Growing up, my favorite place to read was on the beach. The sea breeze ruffling through my hair, the warm sand adjusting to my body, and the sound of crashing waves were enough to block out the people around me. My little town was so close to the ocean that I used to go almost every single day from March to October.
The historical fiction books that I loved as a teen are tucked away safely on my mother’s bookshelf. Their pages are stained with signs of salt water, sandy winds, and sunscreen. They encapsulate my past better than any picture could. When I’m home, I like to open them and let my heart swell. These are some of my most precious memories after all.
The English books I bought (because the Portuguese translations were too expensive) all fit on my bedroom’s small bookshelves. My mother doesn’t read these, so I got to keep them all to myself. Shirley Jackson had a shrine, and my favorite books sang from a shelf I reserved just for them.
I knew from an early age that my home was temporary. Within me, a hunger for new horizons was constantly growing. My place had no name, but it was far away. I drank in new languages and new cultures, visiting countries whose capitals I could barely pronounce at times. As a European Union citizen, I was spoiled from birth by the immensity of borderless countries I could dip my toes in. A privilege I took for granted for very long.

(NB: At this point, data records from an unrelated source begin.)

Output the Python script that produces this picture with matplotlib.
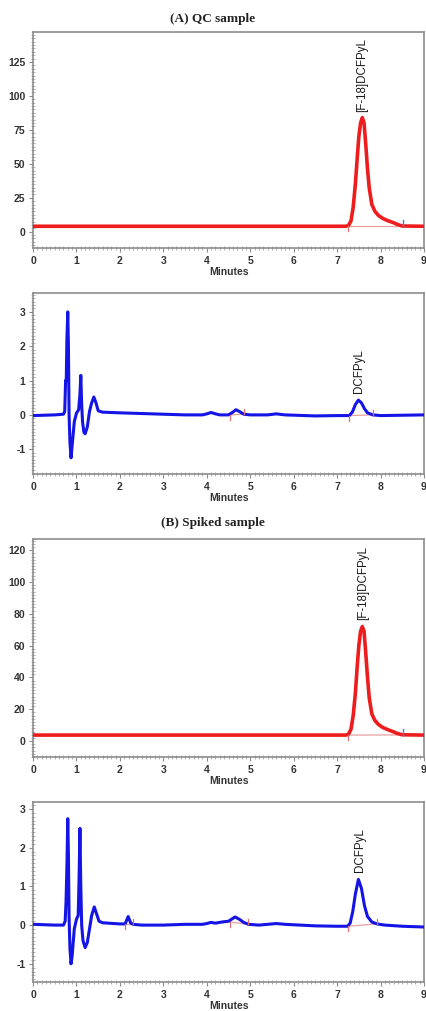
import matplotlib
matplotlib.use("Agg")
import matplotlib.pyplot as plt
from matplotlib.ticker import MultipleLocator

plt.rcParams["axes.unicode_minus"] = False

# ------------------------------------------------------------
# traces (minutes, signal) - radio detector (red) and UV (blue)
# ------------------------------------------------------------
qc_radio_t = [0, 7.2, 7.26, 7.32, 7.37, 7.42, 7.46, 7.5, 7.54, 7.58, 7.62, 7.66,
              7.7, 7.74, 7.8, 7.87, 7.95, 8.05, 8.15, 8.3, 8.4, 8.5, 9.0]
qc_radio_v = [4, 4, 4.5, 8, 18, 35, 53, 70, 80, 84, 80, 64,
              46, 32, 20, 15, 12, 9.8, 8.3, 6.6, 5.2, 4.2, 4]

qc_uv_t = [0, 0.5, 0.7, 0.73, 0.75, 0.765, 0.78, 0.8, 0.815, 0.83, 0.85, 0.875,
           0.9, 0.95, 1.0, 1.05, 1.08, 1.1, 1.12, 1.14, 1.17, 1.2, 1.25, 1.3,
           1.35, 1.4, 1.45, 1.5, 1.6, 2.0, 3.0, 3.5, 3.9, 4.0, 4.1, 4.2, 4.3,
           4.5, 4.6, 4.67, 4.75, 4.85, 5.0, 5.4, 5.6, 5.8, 6.5, 7.0, 7.28,
           7.35, 7.42, 7.49, 7.56, 7.63, 7.7, 7.82, 8.0, 9.0]
qc_uv_v = [-0.02, 0.0, 0.02, 0.1, 1.0, 1.0, 2.2, 3.0, 2.0, 0.0, -0.8, -1.25,
           -0.9, -0.2, 0.05, 0.15, 0.6, 1.15, 0.3, -0.2, -0.5, -0.55, -0.35, 0.1,
           0.35, 0.52, 0.35, 0.12, 0.08, 0.06, 0.02, 0.0, 0.0, 0.03, 0.07, 0.03, 0.0,
           0.0, 0.08, 0.15, 0.1, 0.02, 0.0, 0.0, 0.03, 0.0, -0.03, -0.02, -0.02,
           0.08, 0.3, 0.43, 0.35, 0.18, 0.06, 0.0, -0.02, 0.0]

sp_radio_t = [0, 7.2, 7.26, 7.32, 7.37, 7.42, 7.46, 7.5, 7.54, 7.58, 7.62, 7.66,
              7.7, 7.74, 7.8, 7.87, 7.95, 8.05, 8.15, 8.3, 8.4, 8.5, 9.0]
sp_radio_v = [3.8, 3.8, 4.3, 7.5, 16, 30, 46, 60, 69, 72, 69, 55,
              40, 27, 17, 13, 10.5, 8.6, 7.4, 5.8, 4.7, 4.0, 3.8]

sp_uv_t = [0, 0.5, 0.7, 0.74, 0.76, 0.78, 0.8, 0.815, 0.83, 0.85, 0.875, 0.9,
           0.95, 1.0, 1.04, 1.06, 1.08, 1.1, 1.12, 1.15, 1.2, 1.25, 1.3, 1.35,
           1.41, 1.46, 1.52, 1.6, 2.0, 2.12, 2.19, 2.25, 2.31, 2.5, 3.0, 3.5,
           3.9, 4.0, 4.1, 4.2, 4.35, 4.5, 4.65, 4.75, 4.85, 4.96, 5.2, 5.4,
           5.6, 5.8, 6.5, 7.0, 7.24, 7.3, 7.36, 7.42, 7.49, 7.56, 7.63, 7.7,
           7.8, 7.92, 8.1, 8.5, 9.0]
sp_uv_v = [0.02, 0.0, 0.0, 0.1, 0.6, 1.5, 2.75, 1.8, 0.2, -0.6, -1.0, -0.8,
           -0.1, 0.15, 0.25, 1.2, 2.5, 1.0, 0.0, -0.4, -0.58, -0.45, -0.1, 0.25,
           0.47, 0.3, 0.1, 0.06, 0.03, 0.03, 0.22, 0.05, 0.02, 0.0, 0.0, 0.02,
           0.02, 0.04, 0.07, 0.05, 0.08, 0.1, 0.21, 0.15, 0.07, 0.02, 0.0, 0.02,
           0.04, 0.02, -0.02, -0.03, -0.03, 0.05, 0.35, 0.8, 1.18, 0.95, 0.5, 0.22,
           0.08, 0.03, 0.0, -0.03, -0.05]

# integration baselines: (start t, start v, end t, end v)
qc_radio_int = [(7.26, 4, 8.51, 4)]
qc_uv_int = [(4.53, 0.0, 4.86, 0.02), (7.28, -0.02, 7.82, 0.0)]
sp_radio_int = [(7.25, 3.8, 8.51, 3.9)]
sp_uv_int = [(2.12, 0.02, 2.31, 0.02), (4.53, 0.08, 4.96, 0.02), (7.24, -0.03, 7.92, 0.03)]

# peak names and where they sit
qc_radio_label = ("[F-18]DCFPyL", 7.57, 88)
qc_uv_label = ("DCFPyL", 7.51, 0.64)
sp_radio_label = ("[F-18]DCFPyL", 7.6, 76)
sp_uv_label = ("DCFPyL", 7.53, 1.38)

qc_radio_yticks = [0, 25, 50, 75, 100, 125]
sp_radio_yticks = [0, 20, 40, 60, 80, 100, 120]
uv_yticks = [-1, 0, 1, 2, 3]
x_ticks = list(range(10))

fig = plt.figure(figsize=(4.26, 10.11), dpi=100)

TXT = "#333333"
SPINE = "#8c8c8c"


def panel(rect, t, v, color, lw, ylim, yticks, ymin, ints, tick_h, label, end_blue):
    ax = fig.add_axes(rect)
    ax.plot(t, v, color=color, lw=lw, solid_joinstyle="round", zorder=3)
    for t0, v0, t1, v1 in ints:
        ax.plot([t0, t1], [v0, v1], color="#e8a0a0", lw=0.9, zorder=2)
        ax.plot([t0, t0], [v0 - tick_h, v0], color="#e07070", lw=0.9, zorder=4)
        if end_blue:
            ax.plot([t1, t1], [v1, v1 + tick_h * 1.3], color="#6070d0", lw=1.0, zorder=4)
        else:
            ax.plot([t1, t1], [v1, v1 + tick_h], color="#e07070", lw=0.9, zorder=4)
    name, lx, ly = label
    ax.text(lx, ly, name, rotation=90, ha="center", va="bottom",
            fontsize=8.3, family="Liberation Sans", color="#1a1a1a")
    ax.set_xlim(0, 9)
    ax.set_ylim(*ylim)
    ax.set_xticks(x_ticks)
    ax.set_yticks(yticks)
    ax.xaxis.set_minor_locator(MultipleLocator(0.1))
    ax.yaxis.set_minor_locator(MultipleLocator(ymin))
    for s in ax.spines.values():
        s.set_color(SPINE)
        s.set_linewidth(1.2)
    ax.tick_params(which="major", direction="out", length=3, width=0.8,
                   color=SPINE, labelsize=7.5, labelcolor=TXT, pad=2.5)
    ax.tick_params(which="minor", direction="inout", length=2.5, width=0.6, color="#a5a5a5")
    ax.tick_params(top=False, right=False, which="both")
    for lab in ax.get_xticklabels() + ax.get_yticklabels():
        lab.set_family("Liberation Sans")
        lab.set_fontweight("bold")
    ax.set_xlabel("Minutes", fontsize=7.5, family="Liberation Sans",
                  fontweight="bold", color=TXT, labelpad=1)
    return ax


L, W = 0.0775, 0.9178
panel([L, 0.7547, W, 0.2136], qc_radio_t, qc_radio_v, "#ee1c1c", 2.6,
      (-12, 147), qc_radio_yticks, 2.5, qc_radio_int, 3.5, qc_radio_label, True)
panel([L, 0.5312, W, 0.1790], qc_uv_t, qc_uv_v, "#1414e6", 2.2,
      (-1.72, 3.55), uv_yticks, 0.1, qc_uv_int, 0.15, qc_uv_label, False)
panel([L, 0.2512, W, 0.2156], sp_radio_t, sp_radio_v, "#ee1c1c", 2.6,
      (-10, 127), sp_radio_yticks, 2, sp_radio_int, 3.0, sp_radio_label, True)
panel([L, 0.0287, W, 0.1780], sp_uv_t, sp_uv_v, "#1414e6", 2.2,
      (-1.47, 3.18), uv_yticks, 0.1, sp_uv_int, 0.13, sp_uv_label, False)

fig.text(0.5, 1 - 19 / 1011, "(A) QC sample", ha="center", va="center",
         fontsize=9.5, family="Liberation Serif", fontweight="bold", color="#222222")
fig.text(0.5, 1 - 523 / 1011, "(B) Spiked sample", ha="center", va="center",
         fontsize=9.5, family="Liberation Serif", fontweight="bold", color="#222222")

fig.savefig("out.png", dpi=100, facecolor="white")
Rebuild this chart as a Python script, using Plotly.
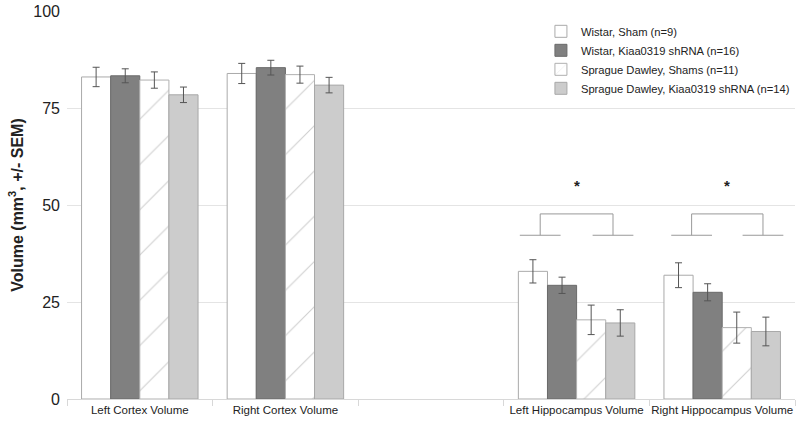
import plotly.graph_objects as go

categories = ["Left Cortex Volume", "Right Cortex Volume", "Left Hippocampus Volume", "Right Hippocampus Volume"]
cat_pos = [0, 1, 3, 4]

series_names = ["Wistar, Sham (n=9)", "Wistar, Kiaa0319 shRNA (n=16)",
                "Sprague Dawley, Shams (n=11)", "Sprague Dawley, Kiaa0319 shRNA (n=14)"]
wistar_sham = [83.0, 83.9, 32.9, 31.9]
wistar_sham_err = [2.5, 2.6, 3.0, 3.2]
wistar_kiaa = [83.3, 85.4, 29.3, 27.5]
wistar_kiaa_err = [1.8, 1.9, 2.1, 2.2]
sd_sham = [82.2, 83.6, 20.4, 18.4]
sd_sham_err = [2.1, 2.2, 3.8, 4.0]
sd_kiaa = [78.4, 80.9, 19.6, 17.4]
sd_kiaa_err = [2.0, 2.0, 3.4, 3.7]

y_ticks = [0, 25, 50, 75, 100]

# significance brackets (data coords)
bracket_left = [2.75, 3.25]
bracket_right = [3.79, 4.28]
bracket_top = 47.7
bracket_low = 42.2
bracket_half = 0.14
star_y = 55

FONT = "Liberation Sans, Arial, sans-serif"

fig = go.Figure()
styles = [
    dict(color="white", line=dict(color="#aaaaaa", width=1)),
    dict(color="#808080", line=dict(color="#6a6a6a", width=1)),
    dict(color="white", line=dict(color="#b0b0b0", width=1),
         pattern=dict(shape="/", size=32, solidity=0.035, fgcolor="#a0a0a0", bgcolor="white")),
    dict(color="#cccccc", line=dict(color="#a8a8a8", width=1)),
]
vals = [wistar_sham, wistar_kiaa, sd_sham, sd_kiaa]
errs = [wistar_sham_err, wistar_kiaa_err, sd_sham_err, sd_kiaa_err]
for name, v, e, st in zip(series_names, vals, errs, styles):
    fig.add_trace(go.Bar(
        x=cat_pos, y=v, name=name, marker=st,
        error_y=dict(type="data", array=e, color="#555555", thickness=1, width=3.5),
    ))

shapes = []
for (xa, xb) in [bracket_left, bracket_right]:
    line = dict(color="#999999", width=1)
    shapes.append(dict(type="line", xref="x", yref="y", x0=xa, x1=xb, y0=bracket_top, y1=bracket_top, line=line))
    for xv in (xa, xb):
        shapes.append(dict(type="line", xref="x", yref="y", x0=xv, x1=xv, y0=bracket_top, y1=bracket_low, line=line))
        shapes.append(dict(type="line", xref="x", yref="y", x0=xv - bracket_half, x1=xv + bracket_half,
                           y0=bracket_low, y1=bracket_low, line=line))
    fig.add_annotation(x=(xa + xb) / 2, y=star_y, text="<b>*</b>", showarrow=False,
                       xref="x", yref="y", font=dict(size=15, color="#222222", family=FONT))

fig.update_layout(
    width=800, height=428,
    margin=dict(l=67, r=5, t=11, b=29, autoexpand=False),
    paper_bgcolor="white", plot_bgcolor="white",
    barmode="group", bargap=0.2, bargroupgap=0,
    shapes=shapes,
    font=dict(family=FONT, color="#222222"),
    legend=dict(x=0.651, y=0.985, xanchor="left", yanchor="top",
                font=dict(size=11.2, family=FONT, color="#222222"),
                bgcolor="rgba(0,0,0,0)", itemwidth=30, tracegroupgap=0),
    xaxis=dict(range=[-0.5, 4.5], tickvals=cat_pos, ticktext=categories, ticks="", tickangle=0,
               showgrid=False, zeroline=False, showline=True, linecolor="#d8d8d8",
               tickfont=dict(size=11.5, family=FONT, color="#222222"),
               minor=dict(tickvals=[-0.5, 0.5, 1.5, 2.5, 3.5, 4.5], ticks="outside", ticklen=6,
                          tickcolor="#d8d8d8", showgrid=False)),
    yaxis=dict(range=[0, 100], tickvals=y_ticks, ticks="", showgrid=True, gridcolor="#e4e4e4",
               zeroline=False, showline=False,
               tickfont=dict(size=16, family=FONT, color="#222222"), ticklabelstandoff=6,
               title=dict(text="<b>Volume (mm<sup>3</sup>, +/- SEM)</b>", standoff=5,
                          font=dict(size=16, family=FONT, color="#222222"))),
)

fig.write_html("out.html", config={"displayModeBar": False},
               post_script="document.body.style.margin='0';document.body.style.overflow='hidden';")
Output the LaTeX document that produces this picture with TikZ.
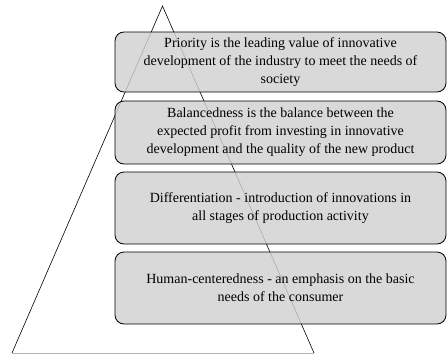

So, I flew eastwards and landed in Germany. We had to pick a place to do our exchange period in, you see. And I had picked Paris, Edinburgh, and Montpellier. Safe choices. I knew these places and people from my class were going there too so I wouldn’t be alone. On the day we had to deliver our choices, I woke up sweaty, an uneasiness growing in the pits of my stomach. In an impulse I will never regret, I changed everything. My choices became German cities I had never been to. I sent them out and put the matter to rest until I found out I was bound for Frankfurt am Main all by myself.
In Frankfurt, they had an English theatre and a huge bookshop with tons of English books. My terrible German was not a hindrance, after all. I made friends and met the love of my life there. But most importantly, I came to the very rude conclusion that moving around meant missing the books you had at home. I got a Kobo e-reader, but it was never quite the same.
Since then, I have moved to different countries, cautious of accumulating too many books. In my tiny Leuven studio, my books found their place under my bed and I was constantly bringing them back home, where they would be kept safe. Until I could no longer travel due to the pandemic. COVID-19 made me want to escape reality, so I started binging fantasy books for the first time in my life, amassing quite a collection.
Unfortunately (for my wallet), I also ended up getting lost in incredible Berlin second-hand bookstores, as well as the one with the incredible bagels (the very best in Europe, in my humble opinion), and the one with multiple floors. Unbeknownst to me, I ended up hoarding too many books. My Berlin flat might have been large, but I never got a bookshelf fearing I would fill it up too fast. I stacked them against the walls instead. Aesthetically, it was pleasing. In practice, I nurtured too many bruises trying to get to my next read.
When it came down to packing my things and inevitably moving again, I couldn’t say goodbye to any of my books. DHL benefitted greatly from my unhealthy attachment, but what matters is that they all came back to me. Currently, we’re cramped in a small New York apartment, hoping that we will stay for some time at this destination. We’re missing quite a few though, the ones that are being kept safe in Portugal, so we’re incomplete in a way.
I won’t lie and pretend I didn’t go bookshopping since I got to New York. I mean, I wish I hadn’t, but they have signed books over here. I could never resist a signed book, especially since this is not a common feature in the European bookstores I spent my life in. However, no matter how long my to-be-read pile grows, I still make sure my favorites are highlighted so they can bring me some comfort when I’m sad.
Shirley is paired up with Jane Austen, who I’m sure she would potentially enjoy meeting in real life. And they’re promenading right next to my other favorite books. My new copy of The Master & Margarita shines next to Perfume and Sylvia Plath’s poetry because it just makes sense.
My fantasy darlings also stand out on a bookshelf of their own. Strange The Dreamer, The Night Circus, The Starless Sea, and the Winternight Trilogy brought me back from depressing times and made me feel less alone as I started over and over again. So I put them all together.
In the end, I discovered I feel at home wherever my books are. My unquietness still remains within me, but it’s calmed down considerably. Moving is very tiresome after all. I might not be reading on the beach anymore, but the feel of grass against my back and the noises of birds chirping around me have become synonymous with a good time. I bet that in a few years, I will open up my books to discover the marks of lazy park afternoons and smile to myself over these new encapsulated memories.
Ines Pinto (she/her) is from a small beach town near Lisbon, Portugal. She decided to leave those shores behind as she moved around Europe, eventually completing her master’s degree in International Politics. She dreams of a fairer world, so she worked in the non-profit sector to call for the end of corruption and dirty money flows before moving to New York to start a brand new adventure. She is also the proud mother of a spoiled cat named Louis, a certified multilingual Eurovision fan, and a reader with an appreciation for all genres.